It was a week and a half before Christmas and I arrived home from a work meeting just after 10 p.m. to find my husband loading the dishwasher and sobbing.
He had worked late too. My mother-in-law had been watching Graham when he arrived home a half hour before I did and relieved her. And what he saw made him cry.
"She didn't give Graham his bath, Kel," he told me. "And the place was a mess."
"Her stomach was bothering her again?"
"She probably just had an off night..."
"She raced out of here without even visiting with me. There were dishes everywhere. "
I remember murmuring that it had been a long day, that he was over-reacting. But my stomach sank because I knew without a shadow of a doubt then - just as I always knew despite my desperate attempt at bravado - why he was crying.
"Something's wrong Kel," he said. "I have a really bad feeling. Something is very, very wrong."
Friday, the day after the funeral, Rob and I sat deflated after an endless whirl of activity.
"Remember that day when you came home and I was crying?"
"It was because I knew Kel. I just knew."
I burst into tears as his sobs started anew.
"I knew that night that nothing was ever going to be the same again."
My mother-in-law died exactly three months to the day from that night and nothing is ever going to be the same again.
I received an e-mail today from a reporter for Grandparents magazine asking for a quote about what role grandparents play in the lives of parents and their children. She probably didn't expect a novel in reply, but timing is everything and that is exactly what she got.
Among other things I wrote:
"My mother-in-law died 9 days ago and I am still trying to imagine how I will parent without her.
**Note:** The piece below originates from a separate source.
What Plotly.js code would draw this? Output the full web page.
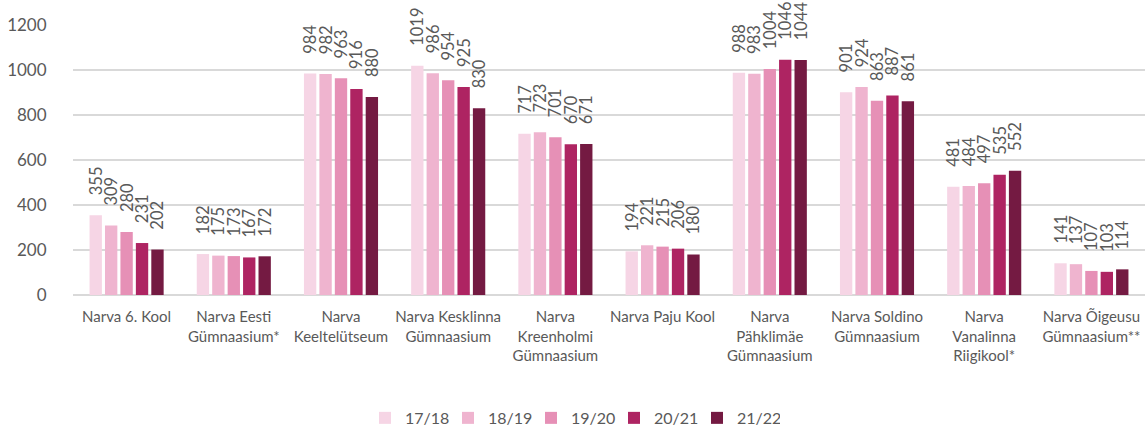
<!DOCTYPE html>
<html>
<head>
<meta charset="utf-8">
<script src="https://cdn.plot.ly/plotly-3.0.1.min.js"></script>
<style>html,body{margin:0;padding:0;background:#fff;}#chart{width:1145px;height:430px;}</style>
</head>
<body>
<div id="chart"></div>
<script>
const categories = ["Narva 6. Kool", "Narva Eesti<br>Gümnaasium*", "Narva<br>Keeltelütseum", "Narva Kesklinna<br>Gümnaasium", "Narva<br>Kreenholmi<br>Gümnaasium", "Narva Paju Kool", "Narva<br>Pähklimäe<br>Gümnaasium", "Narva Soldino<br>Gümnaasium", "Narva<br>Vanalinna<br>Riigikool*", "Narva Õigeusu<br>Gümnaasium**"];
const seriesNames = ["17/18", "18/19", "19/20", "20/21", "21/22"];
const y1718 = [355, 182, 984, 1019, 717, 194, 988, 901, 481, 141];
const y1819 = [309, 175, 982, 986, 723, 221, 983, 924, 484, 137];
const y1920 = [280, 173, 963, 954, 701, 215, 1004, 863, 497, 107];
const y2021 = [231, 167, 916, 925, 670, 206, 1046, 887, 535, 103];
const y2122 = [202, 172, 880, 830, 671, 180, 1044, 861, 552, 114];
const colors = ["#f6d5e5", "#efb4cf", "#e690b6", "#ae2462", "#741a42"];

const allY = [y1718, y1819, y1920, y2021, y2122];
const FONT = "Lato, 'Open Sans', sans-serif";
const PAD = "\u00a0\u00a0\u00a0\u00a0";
const traces = allY.map((ys, i) => ({
  type: 'bar',
  name: seriesNames[i],
  x: categories,
  y: ys,
  marker: {color: colors[i]},
  text: ys.map(v => PAD + String(v)),
  textposition: 'outside',
  textangle: -90,
  constraintext: 'none',
  cliponaxis: false,
  textfont: {family: FONT, size: 16.5, color: '#595959'},
  hoverinfo: 'x+y+name'
}));

const layout = {
  width: 1145, height: 430,
  margin: {l: 73, r: 0, t: 25, b: 135},
  paper_bgcolor: '#fff', plot_bgcolor: '#fff',
  barmode: 'group',
  bargap: 0.28,
  bargroupgap: 0.2,
  font: {family: FONT, color: '#595959'},
  xaxis: {
    type: 'category',
    automargin: false,
    tickfont: {family: FONT, size: 15, color: '#595959'},
    ticks: 'outside', ticklen: 8, tickcolor: 'rgba(0,0,0,0)',
    showline: false, showgrid: false, tickangle: 0
  },
  yaxis: {
    range: [0, 1200],
    dtick: 200,
    automargin: false,
    tickfont: {family: FONT, size: 17, color: '#595959'},
    gridcolor: '#d9d9d9', gridwidth: 1.5,
    zeroline: true, zerolinecolor: '#d9d9d9', zerolinewidth: 2,
    ticks: 'outside', ticklen: 22, tickcolor: 'rgba(0,0,0,0)'
  },
  legend: {
    orientation: 'h', xref: 'container', yref: 'container',
    x: 0.5, xanchor: 'center', y: 0.028, yanchor: 'middle',
    font: {family: FONT, size: 16, color: '#595959'},
    itemwidth: 30, entrywidth: 38, traceorder: 'normal'
  },
  showlegend: true
};
Plotly.newPlot('chart', traces, layout, {displayModeBar: false, staticPlot: true});
</script>
</body>
</html>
She truly was my son's second mother and I didn't resent it because it allowed me so much free time with my husband and so much comfort knowing I could meet work obligations and he would be in safe hands.
"You simply can't expect grandparents to be there for you when you need them without giving away a little bit of autonomy as far as parental influence goes: it's a trade off and for me it was an excellent one.
"The way she loved my son was a revelation to my husband and I. When he was about six months old I remember saying to him: 'She loves him as much as we do! I didn't think it was possible but she does, she loves him as much as we do!'"
She did love Graham as much as we do. And he loved her back. And he doesn't understand where she has gone.
And my heart breaks every day because I don't know how to make him understand that nothing will ever be the same again.